Archive for October, 2008
OpenVZ Bean Counters Nagios Script
“OpenVZ is container-based virtualization for Linux. OpenVZ creates multiple secure, isolated containers (otherwise known as VEs or VPSs) on a single physical server enabling better server utilization and ensuring that applications do not conflict.”
For each of these containers or VEs, there are resource limits. The psuedo file system, /proc, tracks various process and kernel information. The OpenVZ kernel provides the file /proc/user_beancounters that tells us if any of these limits have been reached (amoung other information). This is important because a process may fail to start (i.e. tomcat) if the limits have been reached. I wrote a script in python designed to be executed on the OpenVZ host machine by Nagios.

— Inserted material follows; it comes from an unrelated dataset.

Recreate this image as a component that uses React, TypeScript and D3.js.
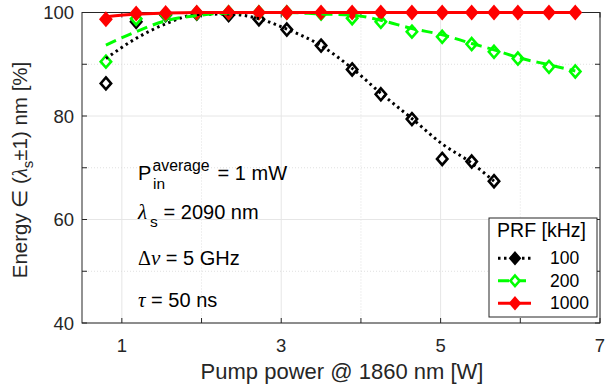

The script parses /proc/user_beancounters and will exit with appropriate Nagios exit status if one of these limits has been reached. If you don’t want to run this script as root, I recommend compiling a shell script with shc to copy the bean_counters file, own it as a unprivilaged user, and then make that a setuid root script (Linux won’t usually allow setuid shell scripts, which is why shc can be used to compile it. Does anyone think if the script only copys the file to tmp that this might be dangerious?). This is what the script expects with its current configuration. The script is easy to modify to make it check for other parameters besides the fail count (failcnt) as well.